Welcome! I am a 2025-2026 Stanton Nuclear Security Fellow at RAND in Washington, D.C. I am also a Faculty Associate for Research at the Institute for Regional and International Security (IRIS) at the Naval Postgraduate School. I received my PhD in political science from the University of Chicago in 2025.
For over a decade, I have worked at the intersection of research and policy on South Asian security, U.S.-India relations, and nuclear strategy. Since 2012, I have designed and led over 20 Track 1.5 strategic dialogues, war games, and tabletop exercises for U.S. government sponsors, including nine U.S.-India bilateral events. My co-edited volume, The Challenges of Nuclear Security: U.S. and Indian Perspectives (Palgrave Macmillan, 2024), grew out of this sustained bilateral engagement. I regularly brief findings and policy recommendations to senior U.S. national security officials.
These engagements directly inform my broader research agenda: how do stronger states use threats and inducements to influence their partners’ behavior, and what do those partners do about it? I am particularly interested in how partner states balance the risks associated with dependence with the rewards of close alignment. In my dissertation, I use conventional arms curtailment to investigate these issues and develop a theory of client response strategies.
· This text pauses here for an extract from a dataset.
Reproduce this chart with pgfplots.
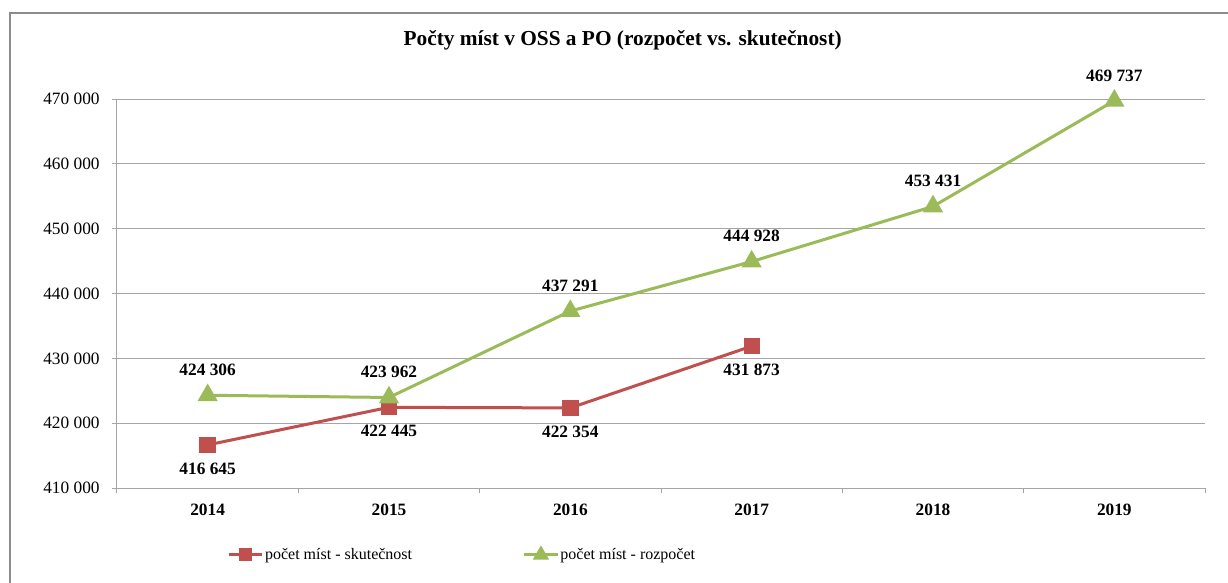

I assess my theory with case studies of Soviet-Iraqi and U.S.-Pakistani relations during the Cold War, drawing on multilingual archival research from six countries.
At RAND, I am extending this work to investigate how the denial of conventional weapons affects states’ decisions to pursue nuclear weapons, connecting the study of arms transfers to questions of nuclear proliferation.
My other [published work→Publications] addresses nuclear strategies and postures, deterrence stability, and the conventional arms trade.